Return the listing word for word, as given.
..............................
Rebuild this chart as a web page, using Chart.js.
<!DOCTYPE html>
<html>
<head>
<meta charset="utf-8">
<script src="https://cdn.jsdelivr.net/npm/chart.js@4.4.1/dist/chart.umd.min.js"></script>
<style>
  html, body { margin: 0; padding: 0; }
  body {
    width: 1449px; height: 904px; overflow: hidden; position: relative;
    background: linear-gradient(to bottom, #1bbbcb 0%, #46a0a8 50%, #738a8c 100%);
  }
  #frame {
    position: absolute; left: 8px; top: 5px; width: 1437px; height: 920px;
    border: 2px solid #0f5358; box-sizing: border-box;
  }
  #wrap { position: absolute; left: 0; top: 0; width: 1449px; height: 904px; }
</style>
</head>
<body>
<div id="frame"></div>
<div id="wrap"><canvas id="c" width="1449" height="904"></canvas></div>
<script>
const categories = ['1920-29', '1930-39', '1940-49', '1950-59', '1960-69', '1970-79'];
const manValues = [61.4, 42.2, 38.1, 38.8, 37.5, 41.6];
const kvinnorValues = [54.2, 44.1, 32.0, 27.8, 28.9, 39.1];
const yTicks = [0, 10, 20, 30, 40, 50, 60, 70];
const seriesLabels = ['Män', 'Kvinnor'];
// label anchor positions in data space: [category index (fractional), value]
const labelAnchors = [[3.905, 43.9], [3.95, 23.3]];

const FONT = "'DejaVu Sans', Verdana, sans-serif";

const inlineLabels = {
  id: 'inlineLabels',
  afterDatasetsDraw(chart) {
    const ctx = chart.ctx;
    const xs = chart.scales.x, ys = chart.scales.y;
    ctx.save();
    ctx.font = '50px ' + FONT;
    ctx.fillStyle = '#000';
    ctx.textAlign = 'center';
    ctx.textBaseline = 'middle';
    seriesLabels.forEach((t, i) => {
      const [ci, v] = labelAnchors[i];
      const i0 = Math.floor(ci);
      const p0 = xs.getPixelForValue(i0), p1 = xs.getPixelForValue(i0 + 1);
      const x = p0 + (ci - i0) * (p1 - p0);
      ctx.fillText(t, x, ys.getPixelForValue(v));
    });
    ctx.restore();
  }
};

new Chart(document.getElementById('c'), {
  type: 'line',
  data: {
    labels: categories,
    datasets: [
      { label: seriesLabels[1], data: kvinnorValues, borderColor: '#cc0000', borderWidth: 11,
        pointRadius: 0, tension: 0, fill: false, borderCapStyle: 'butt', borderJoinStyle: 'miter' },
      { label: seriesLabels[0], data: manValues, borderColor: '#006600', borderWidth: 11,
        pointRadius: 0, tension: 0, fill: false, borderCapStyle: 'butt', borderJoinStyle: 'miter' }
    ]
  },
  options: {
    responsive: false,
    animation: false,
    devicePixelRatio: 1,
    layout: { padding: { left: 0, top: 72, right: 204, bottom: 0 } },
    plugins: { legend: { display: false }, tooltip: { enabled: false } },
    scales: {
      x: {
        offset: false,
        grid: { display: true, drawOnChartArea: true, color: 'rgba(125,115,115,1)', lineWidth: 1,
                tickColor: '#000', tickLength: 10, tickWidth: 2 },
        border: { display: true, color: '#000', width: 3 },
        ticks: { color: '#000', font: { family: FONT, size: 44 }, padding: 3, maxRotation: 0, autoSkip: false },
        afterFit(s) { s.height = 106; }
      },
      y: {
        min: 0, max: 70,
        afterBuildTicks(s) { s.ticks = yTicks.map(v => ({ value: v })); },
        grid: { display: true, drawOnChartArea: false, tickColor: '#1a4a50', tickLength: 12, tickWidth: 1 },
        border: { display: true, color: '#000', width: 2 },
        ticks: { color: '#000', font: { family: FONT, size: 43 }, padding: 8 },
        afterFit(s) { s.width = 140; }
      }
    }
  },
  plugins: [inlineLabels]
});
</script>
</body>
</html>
..............................
→ Complete answer
Rebuild this chart as a web page, using Chart.js.
<!DOCTYPE html>
<html>
<head>
<meta charset="utf-8">
<script src="https://cdn.jsdelivr.net/npm/chart.js@4.4.1/dist/chart.umd.min.js"></script>
<style>
  html, body { margin: 0; padding: 0; }
  body {
    width: 1449px; height: 904px; overflow: hidden; position: relative;
    background: linear-gradient(to bottom, #1bbbcb 0%, #46a0a8 50%, #738a8c 100%);
  }
  #frame {
    position: absolute; left: 8px; top: 5px; width: 1437px; height: 920px;
    border: 2px solid #0f5358; box-sizing: border-box;
  }
  #wrap { position: absolute; left: 0; top: 0; width: 1449px; height: 904px; }
</style>
</head>
<body>
<div id="frame"></div>
<div id="wrap"><canvas id="c" width="1449" height="904"></canvas></div>
<script>
const categories = ['1920-29', '1930-39', '1940-49', '1950-59', '1960-69', '1970-79'];
const manValues = [61.4, 42.2, 38.1, 38.8, 37.5, 41.6];
const kvinnorValues = [54.2, 44.1, 32.0, 27.8, 28.9, 39.1];
const yTicks = [0, 10, 20, 30, 40, 50, 60, 70];
const seriesLabels = ['Män', 'Kvinnor'];
// label anchor positions in data space: [category index (fractional), value]
const labelAnchors = [[3.905, 43.9], [3.95, 23.3]];

const FONT = "'DejaVu Sans', Verdana, sans-serif";

const inlineLabels = {
  id: 'inlineLabels',
  afterDatasetsDraw(chart) {
    const ctx = chart.ctx;
    const xs = chart.scales.x, ys = chart.scales.y;
    ctx.save();
    ctx.font = '50px ' + FONT;
    ctx.fillStyle = '#000';
    ctx.textAlign = 'center';
    ctx.textBaseline = 'middle';
    seriesLabels.forEach((t, i) => {
      const [ci, v] = labelAnchors[i];
      const i0 = Math.floor(ci);
      const p0 = xs.getPixelForValue(i0), p1 = xs.getPixelForValue(i0 + 1);
      const x = p0 + (ci - i0) * (p1 - p0);
      ctx.fillText(t, x, ys.getPixelForValue(v));
    });
    ctx.restore();
  }
};

new Chart(document.getElementById('c'), {
  type: 'line',
  data: {
    labels: categories,
    datasets: [
      { label: seriesLabels[1], data: kvinnorValues, borderColor: '#cc0000', borderWidth: 11,
        pointRadius: 0, tension: 0, fill: false, borderCapStyle: 'butt', borderJoinStyle: 'miter' },
      { label: seriesLabels[0], data: manValues, borderColor: '#006600', borderWidth: 11,
        pointRadius: 0, tension: 0, fill: false, borderCapStyle: 'butt', borderJoinStyle: 'miter' }
    ]
  },
  options: {
    responsive: false,
    animation: false,
    devicePixelRatio: 1,
    layout: { padding: { left: 0, top: 72, right: 204, bottom: 0 } },
    plugins: { legend: { display: false }, tooltip: { enabled: false } },
    scales: {
      x: {
        offset: false,
        grid: { display: true, drawOnChartArea: true, color: 'rgba(125,115,115,1)', lineWidth: 1,
                tickColor: '#000', tickLength: 10, tickWidth: 2 },
        border: { display: true, color: '#000', width: 3 },
        ticks: { color: '#000', font: { family: FONT, size: 44 }, padding: 3, maxRotation: 0, autoSkip: false },
        afterFit(s) { s.height = 106; }
      },
      y: {
        min: 0, max: 70,
        afterBuildTicks(s) { s.ticks = yTicks.map(v => ({ value: v })); },
        grid: { display: true, drawOnChartArea: false, tickColor: '#1a4a50', tickLength: 12, tickWidth: 1 },
        border: { display: true, color: '#000', width: 2 },
        ticks: { color: '#000', font: { family: FONT, size: 43 }, padding: 8 },
        afterFit(s) { s.width = 140; }
      }
    }
  },
  plugins: [inlineLabels]
});
</script>
</body>
</html>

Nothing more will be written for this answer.